*** GIVEN DATA ***

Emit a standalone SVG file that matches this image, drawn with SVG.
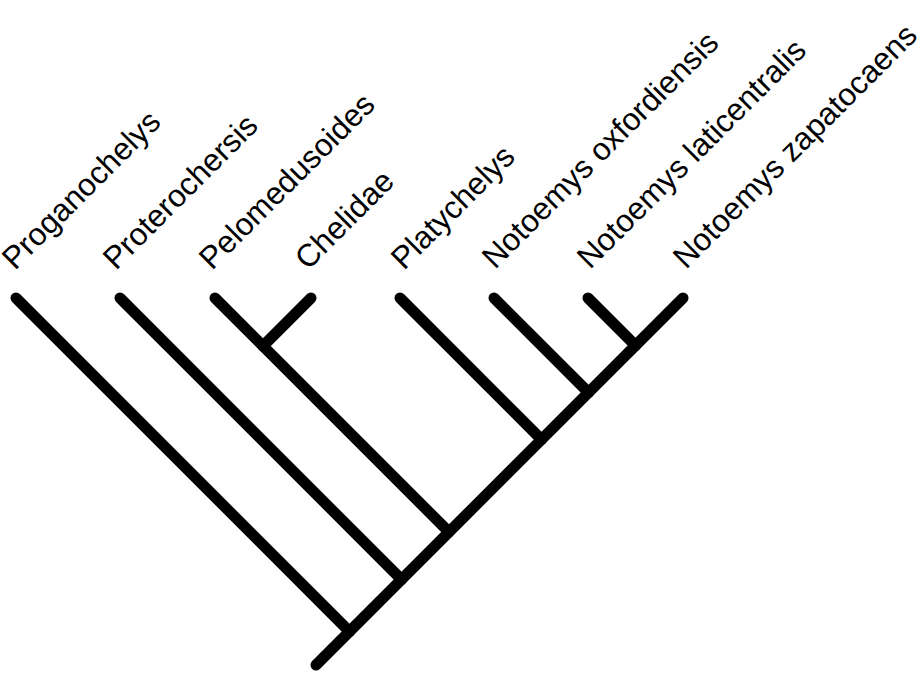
<svg xmlns="http://www.w3.org/2000/svg" width="922" height="674" viewBox="0 0 922 674">
<style>
.br{stroke:#000;stroke-width:11;stroke-linecap:round;fill:none}
.lb{font-family:"Liberation Sans",Arial,sans-serif;font-size:31.5px;fill:#000}
</style>
<rect width="922" height="674" fill="#fff"/>
<g id="connectors">
<line class="br" x1="316" y1="665" x2="683" y2="298"/>
<line class="br" x1="16" y1="298" x2="349.5" y2="631.5"/>
<line class="br" x1="120" y1="298" x2="401.5" y2="579.5"/>
<line class="br" x1="215" y1="298" x2="449" y2="532"/>
<line class="br" x1="311" y1="298" x2="263" y2="346"/>
<line class="br" x1="400" y1="298" x2="541.5" y2="439.5"/>
<line class="br" x1="494" y1="298" x2="588.5" y2="392.5"/>
<line class="br" x1="588" y1="298" x2="635.5" y2="345.5"/>
</g>
<g id="proganochelys"><text class="lb" transform="translate(15,271) rotate(-45)">Proganochelys</text></g>
<g id="proterochersis"><text class="lb" transform="translate(116,271) rotate(-45)">Proterochersis</text></g>
<g id="pelomedusoides"><text class="lb" transform="translate(212,271) rotate(-45)">Pelomedusoides</text></g>
<g id="chelidae"><text class="lb" transform="translate(308,271) rotate(-45)">Chelidae</text></g>
<g id="platychelys"><text class="lb" transform="translate(404,271) rotate(-45)">Platychelys</text></g>
<g id="notoemys-oxfordiensis"><text class="lb" transform="translate(495,270) rotate(-45)">Notoemys oxfordiensis</text></g>
<g id="notoemys-laticentralis"><text class="lb" transform="translate(590,270) rotate(-45)">Notoemys laticentralis</text></g>
<g id="notoemys-zapatocaens"><text class="lb" transform="translate(686,270) rotate(-45)">Notoemys zapatocaens</text></g>
</svg>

***

▸ **EXERCISE DETAILS**
Go through the material above and print all of it exactly, except the pictures.

▸ **TASK ANSWER**
Emit a standalone SVG file that matches this image, drawn with SVG.
<svg xmlns="http://www.w3.org/2000/svg" width="922" height="674" viewBox="0 0 922 674">
<style>
.br{stroke:#000;stroke-width:11;stroke-linecap:round;fill:none}
.lb{font-family:"Liberation Sans",Arial,sans-serif;font-size:31.5px;fill:#000}
</style>
<rect width="922" height="674" fill="#fff"/>
<g id="connectors">
<line class="br" x1="316" y1="665" x2="683" y2="298"/>
<line class="br" x1="16" y1="298" x2="349.5" y2="631.5"/>
<line class="br" x1="120" y1="298" x2="401.5" y2="579.5"/>
<line class="br" x1="215" y1="298" x2="449" y2="532"/>
<line class="br" x1="311" y1="298" x2="263" y2="346"/>
<line class="br" x1="400" y1="298" x2="541.5" y2="439.5"/>
<line class="br" x1="494" y1="298" x2="588.5" y2="392.5"/>
<line class="br" x1="588" y1="298" x2="635.5" y2="345.5"/>
</g>
<g id="proganochelys"><text class="lb" transform="translate(15,271) rotate(-45)">Proganochelys</text></g>
<g id="proterochersis"><text class="lb" transform="translate(116,271) rotate(-45)">Proterochersis</text></g>
<g id="pelomedusoides"><text class="lb" transform="translate(212,271) rotate(-45)">Pelomedusoides</text></g>
<g id="chelidae"><text class="lb" transform="translate(308,271) rotate(-45)">Chelidae</text></g>
<g id="platychelys"><text class="lb" transform="translate(404,271) rotate(-45)">Platychelys</text></g>
<g id="notoemys-oxfordiensis"><text class="lb" transform="translate(495,270) rotate(-45)">Notoemys oxfordiensis</text></g>
<g id="notoemys-laticentralis"><text class="lb" transform="translate(590,270) rotate(-45)">Notoemys laticentralis</text></g>
<g id="notoemys-zapatocaens"><text class="lb" transform="translate(686,270) rotate(-45)">Notoemys zapatocaens</text></g>
</svg>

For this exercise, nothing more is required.